Over the last year, there have been "growing attacks from the guild" that pushed AFTRA to its boiling point, including "letters in the screen actors magazine, petitions, elected leaders of SAG on the sets of our cable shows."

"It's been a very planned campaign to discredit AFTRA and the decertification petition is the outcome of that," she said. "You cannot engage in bargaining with employers when you're sitting at a table with a partner you don't trust. We would spend more time negotiating with each other than the industry."

For 27 years, SAG and AFTRA have negotiated jointly the TV-theatrical contract -- which includes primetime and cable programs -- with the AMPTP. But last July, SAG pushed to change that partnership and institute bloc voting on the negotiating committee rather than the usual 50-50 split.

SAG backpedaled on that decision in February, deciding to work toward keeping the relationship with AFTRA intact.
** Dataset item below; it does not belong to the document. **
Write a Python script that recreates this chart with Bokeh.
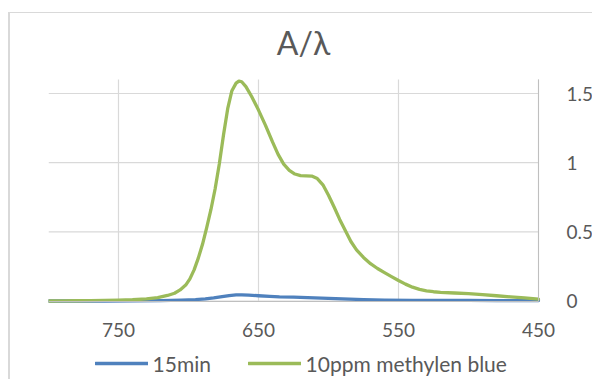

Despite that, things have continued to sour between the two unions, and both rarely have been on the same page over what and when to negotiate with the studios.
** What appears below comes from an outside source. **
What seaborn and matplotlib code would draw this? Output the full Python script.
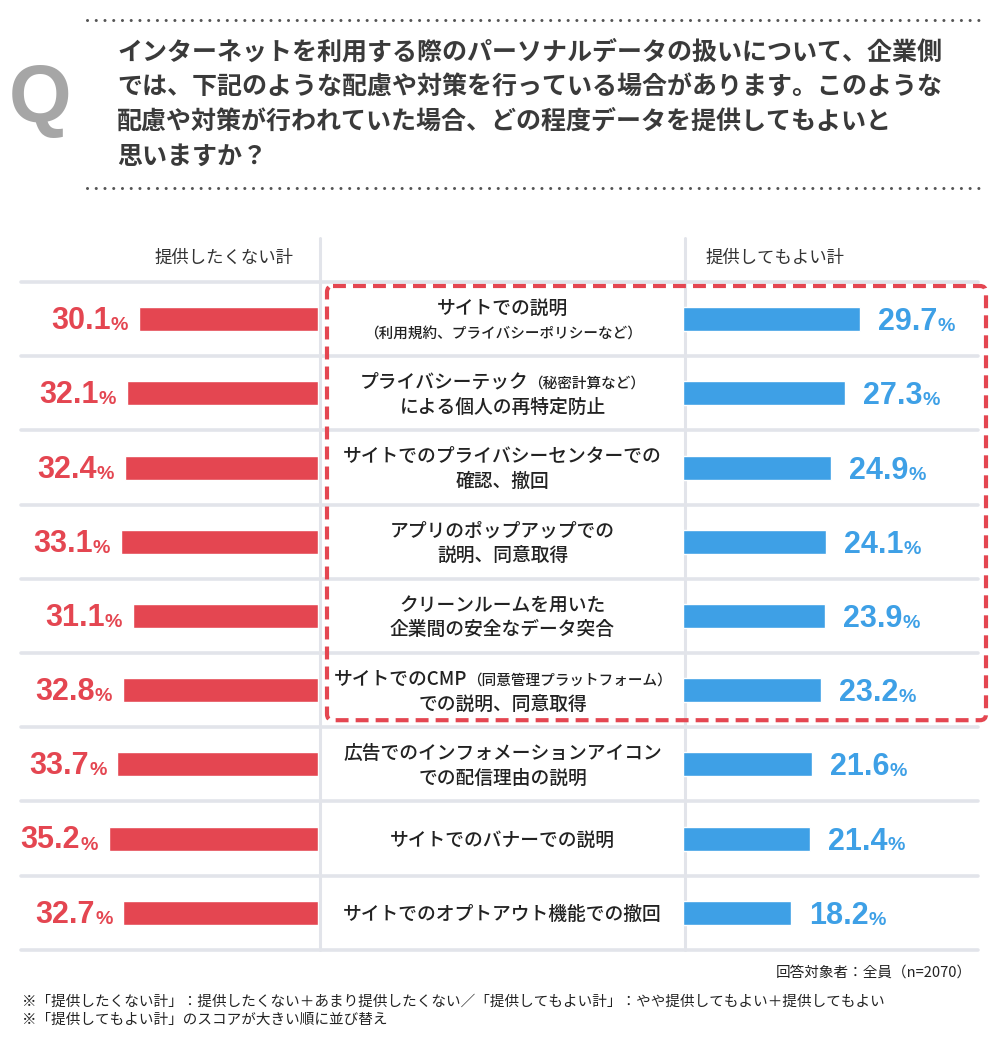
import re
import matplotlib
matplotlib.use('Agg')
import matplotlib.pyplot as plt
from matplotlib.patches import FancyBboxPatch
import pandas as pd
import seaborn as sns


QUESTION = ['インターネットを利用する際のパーソナルデータの扱いについて、企業側',
            'では、下記のような配慮や対策を行っている場合があります。このような',
            '配慮や対策が行われていた場合、どの程度データを提供してもよいと',
            '思いますか？']
HEAD_LEFT = '提供したくない計'
HEAD_RIGHT = '提供してもよい計'
ITEMS = ['サイトでの説明\n（利用規約、プライバシーポリシーなど）',
         'プライバシーテック（秘密計算など）\nによる個人の再特定防止',
         'サイトでのプライバシーセンターでの\n確認、撤回',
         'アプリのポップアップでの\n説明、同意取得',
         'クリーンルームを用いた\n企業間の安全なデータ突合',
         'サイトでのCMP（同意管理プラットフォーム）\nでの説明、同意取得',
         '広告でのインフォメーションアイコン\nでの配信理由の説明',
         'サイトでのバナーでの説明',
         'サイトでのオプトアウト機能での撤回']
NOT_WANT = [30.1, 32.1, 32.4, 33.1, 31.1, 32.8, 33.7, 35.2, 32.7]
OK_GIVE = [29.7, 27.3, 24.9, 24.1, 23.9, 23.2, 21.6, 21.4, 18.2]
N_HIGHLIGHT = 6
BASE_NOTE = '回答対象者：全員（n=2070）'
NOTES = ['※「提供したくない計」：提供したくない＋あまり提供したくない／「提供してもよい計」：やや提供してもよい＋提供してもよい',
         '※「提供してもよい計」のスコアが大きい順に並び替え']

# layout in pixels (figure is 1000 x 1042 at dpi 100)
W, H = 1000, 1042
ROW_TOP, ROW_H = 282, 74.2
MID_L, MID_R = 320, 685
LINE_L, LINE_R = 21, 978
PX_PCT = 5.95
RED = '#e44651'
BLUE = '#3ea0e6'
GRID = '#e2e4ea'
INK = '#222222'
NUM_FONT = 'Liberation Sans'


def px_axes(fig, x0, x1, y0, y1):
    return fig.add_axes([x0 / W, 1 - y1 / H, (x1 - x0) / W, (y1 - y0) / H])


def draw_line_parts(ax, renderer, xc, yc, line, size, small):
    """draw one label line, text in （） a bit smaller, centred on xc"""
    pieces = [p for p in re.split(r'(（[^）]*）)', line) if p]
    texts = []
    for p in pieces:
        fs = small if p.startswith('（') else size
        texts.append(ax.text(0, yc + 7, p, fontsize=fs, va='baseline',
                             ha='left', color=INK, fontweight='medium'))
    widths = [t.get_window_extent(renderer).width for t in texts]
    x = xc - sum(widths) / 2
    for t, w in zip(texts, widths):
        t.set_x(x)
        x += w


def main():
    sns.set_style('white')
    plt.rcParams['font.family'] = ['Noto Sans CJK JP', 'DejaVu Sans']

    fig = plt.figure(figsize=(W / 100, H / 100), dpi=100)
    renderer = fig.canvas.get_renderer()

    bg = fig.add_axes([0, 0, 1, 1])
    bg.set_xlim(0, W)
    bg.set_ylim(H, 0)
    bg.axis('off')

    # question block
    for y in (20, 188):
        bg.plot([87, 981], [y, y], ls=(0, (0.01, 2.85)), lw=2.2,
                color='#555555', dash_capstyle='round')
    bg.text(40, 101, 'Q', ha='center', va='center', fontsize=58,
            fontweight='bold', color='#a6a6a6', family=NUM_FONT)
    for k, line in enumerate(QUESTION):
        bg.text(117, 52 + 35 * k, line, va='center', fontsize=18,
                fontweight='bold', color='#3a3a3a')

    # table frame
    bg.text(224, 258, HEAD_LEFT, ha='center', va='center', fontsize=12.5,
            color='#333333')
    bg.text(775, 258, HEAD_RIGHT, ha='center', va='center', fontsize=12.5,
            color='#333333')
    n = len(ITEMS)
    bottom = ROW_TOP + n * ROW_H
    for x in (MID_L, MID_R):
        bg.plot([x, x], [238, bottom], color=GRID, lw=2.2)
    for k in range(n + 1):
        y = ROW_TOP + k * ROW_H
        bg.plot([LINE_L, LINE_R], [y, y], color=GRID, lw=2.6)

    for i, item in enumerate(ITEMS):
        lines = item.split('\n')
        center = ROW_TOP + (i + 0.5) * ROW_H
        for j, line in enumerate(lines):
            yc = center + (j - (len(lines) - 1) / 2) * 25
            draw_line_parts(bg, renderer, (MID_L + MID_R) / 2, yc, line,
                            13.5, 10.5)

    box = FancyBboxPatch((327, ROW_TOP + 4), 986 - 327,
                         N_HIGHLIGHT * ROW_H - 11,
                         boxstyle='round,pad=0,rounding_size=6', fill=False,
                         ec=RED, lw=3, ls=(0, (3.1, 1.7)), zorder=5)
    bg.add_patch(box)

    # bars
    df = pd.DataFrame({'item': ITEMS, 'not_want': NOT_WANT, 'ok': OK_GIVE})
    left_ax = px_axes(fig, LINE_L, 318, ROW_TOP, bottom)
    right_ax = px_axes(fig, 683, LINE_R, ROW_TOP, bottom)
    bar_w = 24 / ROW_H
    sns.barplot(data=df, x='not_want', y='item', orient='h', color=RED,
                saturation=1, width=bar_w, ax=left_ax)
    sns.barplot(data=df, x='ok', y='item', orient='h', color=BLUE,
                saturation=1, width=bar_w, ax=right_ax)
    left_ax.set_xlim((318 - LINE_L) / PX_PCT, 0)
    right_ax.set_xlim(0, (LINE_R - 683) / PX_PCT)
    for ax in (left_ax, right_ax):
        ax.set_ylim(n - 0.5, -0.5)
        ax.axis('off')
        ax.patch.set_visible(False)

    for i, v in enumerate(NOT_WANT):
        pct = left_ax.annotate('%', xy=(v, i), xytext=(-11, -11),
                               textcoords='offset pixels', ha='right',
                               va='baseline', fontsize=14, fontweight='bold',
                               color=RED, family=NUM_FONT)
        left_ax.annotate(f'{v:.1f}', xy=(0, 0), xycoords=pct, xytext=(0, -2),
                         textcoords='offset pixels', ha='right', va='bottom',
                         fontsize=22, fontweight='bold', color=RED,
                         family=NUM_FONT)
    for i, v in enumerate(OK_GIVE):
        num = right_ax.annotate(f'{v:.1f}', xy=(v, i), xytext=(18, -11),
                                textcoords='offset pixels', ha='left',
                                va='baseline', fontsize=22, fontweight='bold',
                                color=BLUE, family=NUM_FONT)
        right_ax.annotate('%', xy=(1, 0), xycoords=num, xytext=(0, 2),
                          textcoords='offset pixels', ha='left', va='bottom',
                          fontsize=14, fontweight='bold', color=BLUE,
                          family=NUM_FONT)

    # notes
    bg.text(972, 973, BASE_NOTE, ha='right', va='center', fontsize=10.5,
            color=INK)
    for k, note in enumerate(NOTES):
        bg.text(22, 1002 + 18 * k, note, va='center', fontsize=10.5,
                color=INK)

    fig.savefig('out.png', dpi=100)


if __name__ == '__main__':
    main()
Despite the contentious history, Allen denied Reardon's allegations of a SAG campaign against AFTRA and said it tried to work with its sister union.

"How is it better for the acting members of the unions to negotiate separately?" Allen asked. "How is the leverage of the average working actor increased by negotiating separately as opposed to together?"

But not every SAG member believes the union's leadership was that blindsided by AFTRA's decision or will mourn the loss of the union as a bargaining partner.

"It was only recently that the Hollywood leadership of SAG was actively working to end our relationship with AFTRA over the strenuous objections of those of us who knew what the outcome would be for both unions," said Sam Freed a New York member who is SAG's second national vp. "Now, after a year of provocation that has gotten them what they always wanted, they are placing the blame on everyone but themselves for the outcome. The current Hollywood leadership of SAG has today failed all actors."